Asap hitam dan hujan pecahan peluru menyusul, lalu terdengar suara jeritan. Zuhair berlari keluar untuk membantu yang terluka, tanpa menyadari bahwa saudara iparnya telah terbunuh dan keponakannya terluka di tenda mereka, yang hanya berjarak 70 meter dari lokasi serangan rudal.
Sepotong pecahan peluru menembus paru-paru dan jantung keponakannya, membunuhnya seketika. Zuhair tidak menghitung korban tewas, tetapi yakin telah melihat hampir 20 mayat, banyak di antaranya perempuan dan anak-anak.
“Tentara Israel mengeklaim mereka menargetkan militan, tapi itu bukan alasan untuk menyerang daerah yang penuh dengan tenda dan pengungsi,” kesalnya.
Sasarannya berada di tepi barisan tenda, yang didirikan oleh Kuwait awal tahun ini untuk melindungi para pengungsi. Kamp tersebut berada di luar “zona kemanusiaan” di sepanjang pantai yang diumumkan Israel pada awal Mei, saat Israel melancarkan operasi ke Rafah.

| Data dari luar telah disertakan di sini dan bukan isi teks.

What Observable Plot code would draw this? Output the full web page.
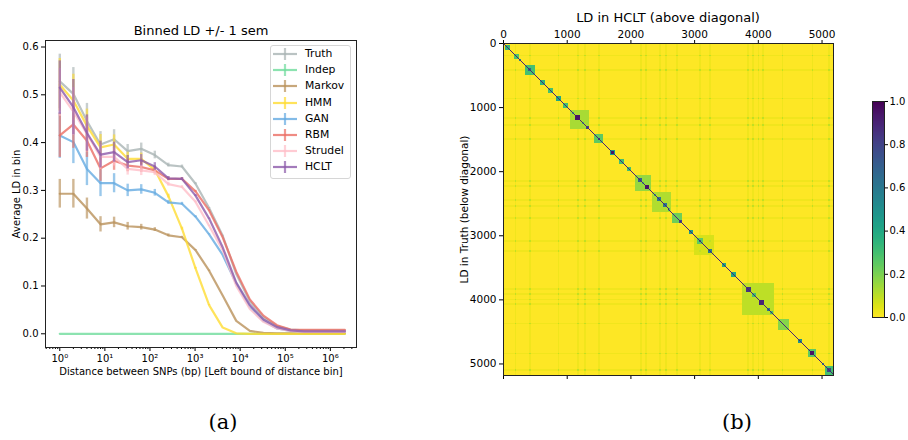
<!DOCTYPE html>
<html><head><meta charset="utf-8">
<script src="https://cdn.jsdelivr.net/npm/d3@7"></script>
<script src="https://cdn.jsdelivr.net/npm/@observablehq/plot@0.6"></script>
<style>
body{margin:0;background:#fff;}
#wrap{position:relative;width:908px;height:440px;overflow:hidden;font-family:"DejaVu Sans",sans-serif;color:#000;}
.abs{position:absolute;white-space:nowrap;}
</style></head><body><div id="wrap"></div>
<script>
// ---------- Panel (a) data ----------
const distances = [1,2,4,8,16,32,64,128,256,512,1024,2048,4096,8192,16384,32768,65536,131072,262144,524288,1048576,2097152];
const seriesNames = ["Truth","Indep","Markov","HMM","GAN","RBM","Strudel","HCLT"];
const seriesColors = ["#a9b4b4","#6fdc9c","#b9915a","#ffdc32","#64aae1","#eb6e64","#ffbec8","#8c5aaa"];
const truthLD   = [0.528,0.502,0.445,0.396,0.407,0.382,0.387,0.374,0.353,0.350,0.314,0.263,0.205,0.125,0.068,0.034,0.016,0.009,0.007,0.007,0.007,0.007];
const indepLD   = [0,0,0,0,0,0,0,0,0,0,0,0,0,0,0,0,0,0,0,0,0,0];
const markovLD  = [0.293,0.293,0.262,0.229,0.233,0.225,0.223,0.218,0.206,0.202,0.175,0.132,0.080,0.027,0.006,0.002,0.001,0.001,0.001,0.001,0.001,0.001];
const hmmLD     = [0.521,0.488,0.435,0.390,0.396,0.366,0.366,0.343,0.288,0.220,0.137,0.060,0.013,0.001,0,0,0,0,0,0,0,0];
const ganLD     = [0.415,0.401,0.345,0.315,0.315,0.300,0.302,0.295,0.275,0.272,0.245,0.208,0.165,0.105,0.056,0.027,0.011,0.006,0.005,0.005,0.005,0.005];
const rbmLD     = [0.415,0.438,0.404,0.346,0.362,0.352,0.349,0.342,0.324,0.324,0.298,0.258,0.202,0.130,0.072,0.038,0.018,0.009,0.008,0.008,0.008,0.008];
const strudelLD = [0.505,0.465,0.418,0.370,0.370,0.345,0.342,0.338,0.313,0.307,0.276,0.226,0.175,0.100,0.052,0.025,0.011,0.006,0.004,0.004,0.004,0.004];
const hcltLD    = [0.515,0.474,0.420,0.375,0.380,0.359,0.363,0.350,0.325,0.324,0.289,0.241,0.181,0.107,0.060,0.030,0.014,0.007,0.005,0.005,0.005,0.005];
const truthSem   = [0.057,0.055,0.037,0.027,0.020,0.014,0.012,0.008,0.004,0.003,0.002,0.001,0.001,0,0,0,0,0,0,0,0,0];
const indepSem   = [0,0,0,0,0,0,0,0,0,0,0,0,0,0,0,0,0,0,0,0,0,0];
const markovSem  = [0.030,0.030,0.022,0.016,0.011,0.008,0.006,0.004,0.003,0.002,0.001,0.001,0,0,0,0,0,0,0,0,0,0];
const hmmSem     = [0.055,0.055,0.035,0.027,0.020,0.014,0.012,0.008,0.004,0.003,0.002,0.001,0,0,0,0,0,0,0,0,0,0];
const ganSem     = [0.048,0.045,0.035,0.028,0.020,0.013,0.010,0.007,0.004,0.003,0.002,0.001,0,0,0,0,0,0,0,0,0,0];
const rbmSem     = [0.046,0.050,0.035,0.027,0.020,0.013,0.011,0.007,0.004,0.003,0.002,0.001,0,0,0,0,0,0,0,0,0,0];
const strudelSem = [0.050,0.050,0.035,0.026,0.019,0.013,0.011,0.007,0.004,0.003,0.002,0.001,0,0,0,0,0,0,0,0,0,0];
const hcltSem    = [0.056,0.058,0.038,0.028,0.021,0.014,0.012,0.008,0.004,0.003,0.002,0.001,0,0,0,0,0,0,0,0,0,0];
const seriesValues = [truthLD,indepLD,markovLD,hmmLD,ganLD,rbmLD,strudelLD,hcltLD];
const seriesSems = [truthSem,indepSem,markovSem,hmmSem,ganSem,rbmSem,strudelSem,hcltSem];
const xTickValues = [1,10,100,1000,10000,100000,1000000];
const xTickLabels = ["10\u2070","10\u00b9","10\u00b2","10\u00b3","10\u2074","10\u2075","10\u2076"];
const yTickValues = [0,0.1,0.2,0.3,0.4,0.5,0.6];

// ---------- Panel (b) data (LD blocks, SNP index ranges) ----------
const snpCount = 5180;
const heatTicks = [0,1000,2000,3000,4000,5000];
const ldBlocks = [
  [20,90,0.35],[150,230,0.28],[230,270,0.55],[330,480,0.30],[370,430,0.70],
  [560,640,0.35],[690,770,0.30],[820,890,0.40],[920,1000,0.30],
  [1040,1340,0.13],[1060,1100,0.35],[1220,1260,0.30],[1120,1200,0.95],[1280,1330,0.80],
  [1420,1560,0.25],[1470,1510,0.85],[1660,1740,0.45],[1680,1720,0.95],
  [1800,1880,0.30],[1930,1990,0.30],
  [2060,2300,0.16],[2080,2110,0.35],[2170,2200,0.30],[2110,2160,0.70],[2210,2270,0.95],
  [2330,2620,0.12],[2350,2390,0.35],[2580,2610,0.30],[2400,2460,0.60],[2500,2560,0.60],
  [2640,2800,0.22],[2750,2790,0.80],[2900,2960,0.45],
  [2980,3300,0.06],[3030,3130,0.25],[3060,3100,0.70],[3200,3260,0.60],
  [3420,3480,0.40],[3570,3640,0.40],
  [3740,4240,0.10],[3760,3790,0.30],[3900,3950,0.30],[4180,4220,0.30],[3800,3870,0.85],[4010,4080,0.90],[4130,4170,0.60],
  [4300,4470,0.18],[4620,4680,0.50],
  [4770,4900,0.25],[4800,4860,0.95],[4990,5030,0.50],
  [5040,5180,0.30],[5070,5140,0.80]
];
const faintStripes = [
  [170,195],[400,425],[840,865],[1150,1175],[1260,1285],[1480,1505],[2140,2165],[2220,2245],
  [2440,2465],[2530,2555],[2700,2725],[3060,3085],[3220,3245],[3820,3845],[3900,3925],
  [3980,4005],[4050,4075],[4360,4385],[4830,4855],[5090,5115]
];
const colorbarTicks = [0,0.2,0.4,0.6,0.8,1.0];

// ---------- build ----------
const wrap = document.getElementById("wrap");
function place(node, left, top){ node.style.position="absolute"; node.style.left=left+"px"; node.style.top=top+"px"; wrap.appendChild(node); return node; }
function label(text, cx, cy, css){ const d=document.createElement("div"); d.className="abs"; d.textContent=text; d.style.cssText+=css; wrap.appendChild(d); const r=d.getBoundingClientRect(); d.style.left=(cx-r.width/2)+"px"; d.style.top=(cy-r.height/2)+"px"; return d; }

// Panel (a)
const lineMarks = [];
seriesNames.forEach((name, si) => {
  const rows = distances.map((d,i)=>({x:d, v:seriesValues[si][i], s:seriesSems[si][i]}));
  lineMarks.push(Plot.line(rows,{x:"x",y:"v",stroke:seriesColors[si],strokeWidth:2.2,strokeOpacity:0.8}));
  lineMarks.push(Plot.ruleX(rows.filter(r=>r.s>0),{x:"x",y1:r=>r.v-r.s,y2:r=>r.v+r.s,stroke:seriesColors[si],strokeWidth:2.4,strokeOpacity:0.65}));
});
const xDomain = [0.482, 3.8e6];
const minorTicks = d3.scaleLog().domain(xDomain).ticks().filter(t=>!xTickValues.includes(t));
const plotA = Plot.plot({
  width:370, height:380, marginLeft:45, marginRight:14, marginTop:40, marginBottom:33,
  style:{fontFamily:"DejaVu Sans", fontSize:"10px", color:"#000", background:"transparent"},
  x:{type:"log", domain:xDomain},
  y:{domain:[-0.0287,0.6136]},
  marks:[
    ...lineMarks,
    Plot.axisX({ticks:minorTicks, tickFormat:()=>"", tickSize:2, label:null}),
    Plot.axisX({ticks:xTickValues, tickFormat:(d)=>xTickLabels[xTickValues.indexOf(d)], tickSize:4, tickPadding:3,
      label:"Distance between SNPs (bp) [Left bound of distance bin]", labelAnchor:"center", labelArrow:"none", labelOffset:27}),
    Plot.axisY({ticks:yTickValues, tickFormat:d3.format(".1f"), tickSize:4, tickPadding:3,
      label:"Average LD in bin", labelAnchor:"center", labelArrow:"none", labelOffset:33}),
    Plot.frame({stroke:"#222", strokeWidth:1})
  ]
});
place(plotA, 0, 0);
label("Binned LD +/- 1 sem", 201, 30, "font-size:13px;");

// Legend for (a)
const leg = document.createElement("div");
leg.style.cssText = "border:1px solid #d6d6d6;border-radius:3px;background:rgba(255,255,255,0.85);width:79px;height:132px;";
place(leg, 270, 45);
seriesNames.forEach((name, si) => {
  const y = 54 + si*16.2;
  const svgNS="http://www.w3.org/2000/svg";
  const s = document.createElementNS(svgNS,"svg"); s.setAttribute("width","28"); s.setAttribute("height","14");
  s.style.position="absolute"; s.style.left="271px"; s.style.top=(y-7)+"px";
  const l = document.createElementNS(svgNS,"line"); l.setAttribute("x1","2"); l.setAttribute("x2","26"); l.setAttribute("y1","7"); l.setAttribute("y2","7");
  l.setAttribute("stroke",seriesColors[si]); l.setAttribute("stroke-width","2.2"); l.setAttribute("stroke-opacity","0.8");
  const v = document.createElementNS(svgNS,"line"); v.setAttribute("x1","14"); v.setAttribute("x2","14"); v.setAttribute("y1","1"); v.setAttribute("y2","13");
  v.setAttribute("stroke",seriesColors[si]); v.setAttribute("stroke-width","2.2"); v.setAttribute("stroke-opacity","0.7");
  s.appendChild(l); s.appendChild(v); wrap.appendChild(s);
  const t = document.createElement("div"); t.className="abs"; t.textContent=name; t.style.cssText+="font-size:10.8px;line-height:13px;";
  place(t, 305, y-7);
});

// Panel (b)
const N = 330, cell = snpCount / N;
const inStripe = p => faintStripes.some(([a,b]) => p>=a && p<b);
function ldValue(i,j){
  let v = 0;
  if (Math.abs(i-j) < cell*0.5) v = 0.9;
  for (const [a,b,val] of ldBlocks) if (i>=a && i<b && j>=a && j<b) v = Math.max(v,val);
  const si = inStripe(i), sj = inStripe(j);
  if (si && sj) v = Math.max(v,0.09); else if (si || sj) v = Math.max(v,0.022);
  return v;
}
const grid = new Array(N*N);
for (let r=0;r<N;r++) for (let c=0;c<N;c++) grid[r*N+c] = ldValue((r+0.5)*cell,(c+0.5)*cell);
const ldColor = {type:"linear", scheme:"viridis", reverse:true, domain:[0,1]};
const plotB = Plot.plot({
  width:410, height:400, marginLeft:63, marginRight:17, marginTop:43, marginBottom:25,
  style:{fontFamily:"DejaVu Sans", fontSize:"10.5px", color:"#000", background:"transparent"},
  x:{domain:[0,snpCount]},
  y:{domain:[0,snpCount], reverse:true},
  color:ldColor,
  marks:[
    Plot.raster(grid,{width:N, height:N, x1:0, x2:snpCount, y1:0, y2:snpCount, fill:d=>d, imageRendering:"pixelated"}),
    Plot.axisX({anchor:"top", ticks:heatTicks, tickFormat:d=>String(d), tickSize:4, tickPadding:2, label:null}),
    Plot.axisX({anchor:"bottom", ticks:heatTicks, tickFormat:()=>"", tickSize:4, label:null}),
    Plot.axisY({anchor:"left", ticks:heatTicks, tickFormat:d=>String(d), tickSize:4, tickPadding:3,
      label:"LD in Truth (below diagonal)", labelAnchor:"center", labelArrow:"none", labelOffset:43}),
    Plot.frame({stroke:"#222", strokeWidth:1})
  ]
});
place(plotB, 440, 0);
label("LD in HCLT (above diagonal)", 668, 17, "font-size:13px;");

// Colorbar
const plotC = Plot.plot({
  width:45, height:236, marginLeft:1, marginRight:32, marginTop:10, marginBottom:10,
  style:{fontFamily:"DejaVu Sans", fontSize:"10px", color:"#000", background:"transparent"},
  x:{domain:[0,1], axis:null},
  y:{domain:[0,1]},
  color:ldColor,
  marks:[
    Plot.raster({x1:0, x2:1, y1:0, y2:1, width:1, height:216, fill:(x,y)=>y}),
    Plot.axisY({anchor:"right", ticks:colorbarTicks, tickFormat:d3.format(".1f"), tickSize:3, tickPadding:2, label:null}),
    Plot.frame({stroke:"#222", strokeWidth:1})
  ]
});
place(plotC, 871, 91);

// Captions
label("(a)", 223, 422, "font-family:'DejaVu Serif',serif;font-size:21px;");
label("(b)", 737, 422, "font-family:'DejaVu Serif',serif;font-size:21px;");
</script></body></html>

Namun wilayah tersebut tidak berada di wilayah Rafah yang tercakup dalam perintah evakuasi khusus yang dikeluarkan militer Israel melalui media sosial, panggilan telepon, dan selebaran ketika pasukan Zionis masuk, sehingga masyarakat yang tinggal di sana menganggap wilayah tersebut aman.
“Rudal itu menghantam dekat titik medis yang dikelilingi oleh banyak tenda, di daerah yang berpenduduk lebih dari 4.000 orang,” kata sumber.

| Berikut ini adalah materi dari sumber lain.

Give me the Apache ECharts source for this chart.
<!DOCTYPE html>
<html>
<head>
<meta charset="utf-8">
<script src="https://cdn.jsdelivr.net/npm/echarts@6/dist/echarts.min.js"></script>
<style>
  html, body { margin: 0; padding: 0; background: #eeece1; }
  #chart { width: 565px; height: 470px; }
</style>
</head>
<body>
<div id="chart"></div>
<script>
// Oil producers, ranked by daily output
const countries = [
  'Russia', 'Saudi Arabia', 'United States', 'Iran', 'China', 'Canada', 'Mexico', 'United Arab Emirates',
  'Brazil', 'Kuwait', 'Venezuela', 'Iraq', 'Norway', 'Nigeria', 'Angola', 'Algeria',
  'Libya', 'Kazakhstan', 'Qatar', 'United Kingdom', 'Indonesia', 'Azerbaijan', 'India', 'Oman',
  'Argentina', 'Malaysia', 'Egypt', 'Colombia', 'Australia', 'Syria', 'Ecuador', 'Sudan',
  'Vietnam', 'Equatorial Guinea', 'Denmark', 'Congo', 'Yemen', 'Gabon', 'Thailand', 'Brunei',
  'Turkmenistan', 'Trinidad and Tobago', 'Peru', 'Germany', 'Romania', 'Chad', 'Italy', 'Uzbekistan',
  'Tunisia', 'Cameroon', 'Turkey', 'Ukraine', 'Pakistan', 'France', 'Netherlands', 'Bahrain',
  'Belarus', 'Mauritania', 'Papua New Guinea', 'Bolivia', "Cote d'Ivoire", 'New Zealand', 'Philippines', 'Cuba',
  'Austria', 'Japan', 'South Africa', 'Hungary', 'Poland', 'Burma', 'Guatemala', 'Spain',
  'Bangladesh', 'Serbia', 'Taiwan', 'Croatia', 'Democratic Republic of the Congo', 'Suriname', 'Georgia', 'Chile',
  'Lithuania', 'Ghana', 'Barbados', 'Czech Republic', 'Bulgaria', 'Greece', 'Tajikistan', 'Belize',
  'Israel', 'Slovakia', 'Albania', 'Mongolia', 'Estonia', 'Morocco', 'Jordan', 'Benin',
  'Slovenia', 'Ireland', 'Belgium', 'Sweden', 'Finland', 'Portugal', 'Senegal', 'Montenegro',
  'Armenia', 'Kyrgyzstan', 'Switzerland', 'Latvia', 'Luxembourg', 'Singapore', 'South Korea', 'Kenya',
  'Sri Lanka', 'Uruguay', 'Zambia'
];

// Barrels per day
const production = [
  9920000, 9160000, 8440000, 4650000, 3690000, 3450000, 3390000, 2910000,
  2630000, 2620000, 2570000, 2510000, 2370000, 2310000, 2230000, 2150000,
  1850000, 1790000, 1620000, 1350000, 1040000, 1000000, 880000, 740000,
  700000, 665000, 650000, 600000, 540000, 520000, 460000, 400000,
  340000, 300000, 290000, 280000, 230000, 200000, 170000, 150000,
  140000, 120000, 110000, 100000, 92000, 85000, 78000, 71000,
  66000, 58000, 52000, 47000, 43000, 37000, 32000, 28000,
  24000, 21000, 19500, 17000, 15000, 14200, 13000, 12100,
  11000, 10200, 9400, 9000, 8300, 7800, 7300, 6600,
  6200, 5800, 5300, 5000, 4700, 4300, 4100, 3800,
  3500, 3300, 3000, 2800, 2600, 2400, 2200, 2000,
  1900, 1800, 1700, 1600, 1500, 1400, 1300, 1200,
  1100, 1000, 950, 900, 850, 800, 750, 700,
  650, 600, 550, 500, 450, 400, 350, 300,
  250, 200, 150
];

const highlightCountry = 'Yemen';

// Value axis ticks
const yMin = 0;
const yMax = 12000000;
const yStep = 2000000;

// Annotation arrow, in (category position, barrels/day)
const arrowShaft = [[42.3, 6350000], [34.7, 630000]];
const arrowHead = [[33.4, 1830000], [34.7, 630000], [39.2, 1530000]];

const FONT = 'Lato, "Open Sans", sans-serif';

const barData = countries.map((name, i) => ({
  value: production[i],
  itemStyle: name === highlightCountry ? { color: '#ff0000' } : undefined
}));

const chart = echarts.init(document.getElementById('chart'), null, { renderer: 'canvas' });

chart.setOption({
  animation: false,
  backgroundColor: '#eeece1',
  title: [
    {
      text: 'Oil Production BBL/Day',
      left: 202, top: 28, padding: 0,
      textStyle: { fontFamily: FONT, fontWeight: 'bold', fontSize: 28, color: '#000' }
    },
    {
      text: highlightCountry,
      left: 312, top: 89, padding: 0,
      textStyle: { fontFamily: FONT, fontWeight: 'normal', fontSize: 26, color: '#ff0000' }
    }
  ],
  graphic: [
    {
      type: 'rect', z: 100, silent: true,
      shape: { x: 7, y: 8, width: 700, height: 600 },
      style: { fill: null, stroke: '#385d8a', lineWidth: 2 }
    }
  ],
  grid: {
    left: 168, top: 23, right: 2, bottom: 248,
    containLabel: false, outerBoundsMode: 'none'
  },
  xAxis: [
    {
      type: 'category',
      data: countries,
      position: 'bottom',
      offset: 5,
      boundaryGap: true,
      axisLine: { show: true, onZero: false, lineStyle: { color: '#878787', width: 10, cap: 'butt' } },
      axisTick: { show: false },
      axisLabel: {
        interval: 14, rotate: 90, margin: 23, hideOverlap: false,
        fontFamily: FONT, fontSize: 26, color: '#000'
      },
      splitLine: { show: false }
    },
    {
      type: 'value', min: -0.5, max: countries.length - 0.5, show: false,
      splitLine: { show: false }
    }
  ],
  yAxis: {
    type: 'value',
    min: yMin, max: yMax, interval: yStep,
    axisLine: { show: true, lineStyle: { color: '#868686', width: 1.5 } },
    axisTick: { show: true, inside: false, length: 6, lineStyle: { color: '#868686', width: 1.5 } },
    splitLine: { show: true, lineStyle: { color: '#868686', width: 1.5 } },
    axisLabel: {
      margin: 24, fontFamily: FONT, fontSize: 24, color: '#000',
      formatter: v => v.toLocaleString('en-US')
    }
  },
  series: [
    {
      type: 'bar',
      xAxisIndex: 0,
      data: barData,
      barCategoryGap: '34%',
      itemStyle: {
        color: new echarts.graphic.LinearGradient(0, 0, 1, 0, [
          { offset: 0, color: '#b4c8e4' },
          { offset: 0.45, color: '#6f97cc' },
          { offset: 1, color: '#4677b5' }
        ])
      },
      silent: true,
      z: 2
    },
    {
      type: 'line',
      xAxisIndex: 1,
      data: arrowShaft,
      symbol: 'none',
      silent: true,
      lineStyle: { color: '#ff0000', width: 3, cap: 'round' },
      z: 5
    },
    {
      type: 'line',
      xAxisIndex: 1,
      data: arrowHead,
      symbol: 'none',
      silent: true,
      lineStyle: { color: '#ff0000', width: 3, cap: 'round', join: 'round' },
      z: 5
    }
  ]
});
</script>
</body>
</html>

Tampaknya, tidak biasa karena tidak ada kawah tumbukan besar di permukaan tanah dan hal ini memicu kebakaran besar.
Tragedi Rafah telah menciptakan luka yang mendalam dan kecaman yang keras terhadap tindakan Israel. Sementara dunia internasional bersatu dalam keprihatinan, pertanyaan atas keadilan dan perlindungan bagi pengungsi Palestina terus mengemuka.